Sportsmanship played a large role in our time there because we weren’t just representing ourselves and the club; we were representing the country. The sportsmanship our team showed was one of the reasons for our success. It gained us respect, built relationships and strengthened our team to be unified. For example, due to the change in altitude and weather we were not adapted to this new environment, so each day felt really long. However, fighting through each point while playing fair led to our team overcoming these struggles. This experience really showed me the positive outcomes of sportsmanship. It also helped to strengthen my love for the sport, because I got to travel to places I have never been before and I was able to do something I love while giving back to the community.

 

James Scotty: A few years ago, the summer after my freshman year of high school, I almost quit tennis. I was frustrated with my progress and thought that I was not improving as quickly as many of my peers. I also became extremely frustrated with players who would cheat and manipulate their way to victory.
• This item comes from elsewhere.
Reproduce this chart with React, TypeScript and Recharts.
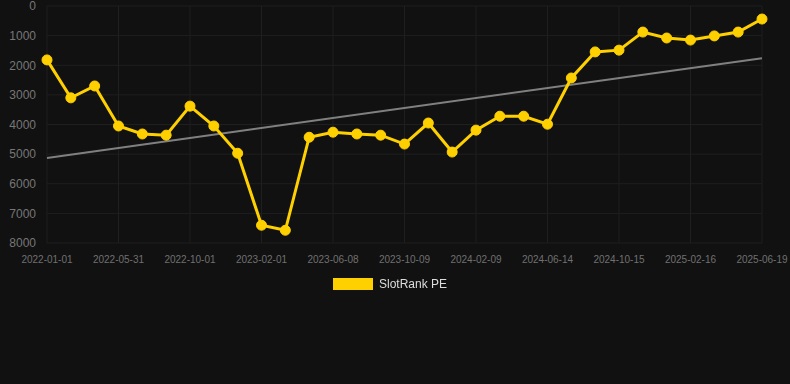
import { LineChart, Line, XAxis, YAxis, CartesianGrid, ReferenceLine, Legend } from 'recharts'

const dates = [
  '2022-01-01', '2022-02-20', '2022-04-11', '2022-05-31', '2022-07-11', '2022-08-21',
  '2022-10-01', '2022-11-01', '2022-12-01', '2023-02-01', '2023-03-12', '2023-04-25',
  '2023-06-08', '2023-07-19', '2023-08-29', '2023-10-09', '2023-11-19', '2023-12-30',
  '2024-02-09', '2024-03-20', '2024-05-02', '2024-06-14', '2024-07-25', '2024-09-04',
  '2024-10-15', '2024-11-25', '2025-01-05', '2025-02-16', '2025-03-28', '2025-05-08',
  '2025-06-19',
]

const peValues = [
  1820, 3100, 2700, 4050, 4320, 4360,
  3380, 4050, 4970, 7400, 7570, 4430,
  4260, 4320, 4360, 4660, 3950, 4930,
  4190, 3720, 3720, 3990, 2430, 1550,
  1490, 880, 1080, 1150, 1010, 880,
  440,
]

const yTicks = [0, 1000, 2000, 3000, 4000, 5000, 6000, 7000, 8000]

// trend line end points
const trendStart = 5130
const trendEnd = 1760

const YELLOW = '#ffd000'

const data = dates.map((d, i) => ({ date: d, pe: peValues[i] }))

function LegendContent() {
  return (
    <div style={{ display: 'flex', justifyContent: 'center', alignItems: 'center', gap: 6, height: 16 }}>
      <span style={{ width: 40, height: 12, background: YELLOW, display: 'inline-block' }} />
      <span style={{ color: '#dddddd', fontSize: 12, fontFamily: '"Liberation Sans", Arial, sans-serif' }}>
        SlotRank PE
      </span>
    </div>
  )
}

export default function App() {
  return (
    <div style={{ position: 'fixed', left: 0, top: 0, width: 790, height: 384, background: '#111111' }}>
      <LineChart
        width={790}
        height={384}
        data={data}
        margin={{ top: 6, right: 28, left: 0, bottom: 95 }}
      >
        <CartesianGrid stroke="#1f1f1f" strokeWidth={1} />
        <XAxis
          dataKey="date"
          interval={2}
          tickLine={false}
          axisLine={false}
          tickSize={0}
          tickMargin={13}
          tick={{ fill: '#707070', fontSize: 10, fontFamily: '"Liberation Sans", Arial, sans-serif' }}
        />
        <YAxis
          width={47}
          reversed
          domain={[0, 8000]}
          ticks={yTicks}
          interval={0}
          tickLine={false}
          axisLine={false}
          tickSize={0}
          tickMargin={11}
          tick={{ fill: '#777777', fontSize: 12, fontFamily: '"Liberation Sans", Arial, sans-serif' }}
        />
        <ReferenceLine
          segment={[
            { x: dates[0], y: trendStart },
            { x: dates[dates.length - 1], y: trendEnd },
          ]}
          stroke="#808080"
          strokeWidth={2}
        />
        <Line
          type="linear"
          dataKey="pe"
          name="SlotRank PE"
          stroke={YELLOW}
          strokeWidth={3}
          dot={{ r: 5, fill: YELLOW, stroke: YELLOW, strokeWidth: 1 }}
          activeDot={false}
          isAnimationActive={false}
        />
        <Legend
          content={<LegendContent />}
          wrapperStyle={{ top: 276, left: -5, width: 790 }}
        />
      </LineChart>
    </div>
  )
}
Even though I was working hard and playing honestly, I was not getting results. I thought it was unfair and no longer wanted to be a part of the sport. Thankfully, my parents encouraged me to stick with it. They told me that life is full of trials and that it is important to learn to endure, that I was improving and results would come, and the struggle would help me discover something about myself. Since then, I’ve come to realize that tennis was shaping my character and that I was learning lessons that would be applicable in my future.

 

A few years ago, I had the opportunity to volunteer with the Special Olympics. It was an eye-opening experience. These were tennis players who just enjoyed the game, regardless if they won or lost. I realized that by focusing so strongly on results, I was losing sight of why I played tennis. I learned a great lesson, that results should not always be the focus. Months later I played in a tournament and lost in the final round of qualifying in three tough sets. I was discouraged by the loss, but was fortunate to receive a lucky loser position into the main draw. Rather than worrying about how I was going to play or my opponent, my mindset going into the main draw was to simply enjoy the experience. I had already lost once, so there was nothing for me to lose. I ended up winning two rounds in the main draw and played some of the best tennis of my life. By changing my focus from results to enjoying the competition and working hard, both my play and my results improved.

 

By participating in tennis, I saw that it is important to work hard and to remember that results do not happen instantaneously. Across all sports and careers, there are ups and downs. It is important not to get discouraged during the downs, but to keep working diligently and enjoy the process. I found that by consistently working hard, I was starting to get better results. In fact, I was able to pass many of the players who may have taken shortcuts and sometimes cheated their way to victory when we were younger. Working hard and focusing on the process has helped me in other areas, especially in school. Doing things the right way, rather than the quick or easy way, has paid off down the road.

 

Tennis has taught me to be independent and to work diligently. It has also shown me to be honest and to respect those around me. I will remember to work hard and do things the right way, even when no one is watching. I will always be honest and show others respect. Finally, I will show good sportsmanship in all aspects of life. Sportsmanship should not be reserved only for athletics. These skills, sharpened from my participation in tennis, will help me as I move forward to attend the U.S. Air Force Academy. I am grateful to tennis for helping me to meet some amazing people, gain memorable experiences and impact me in such a positive way.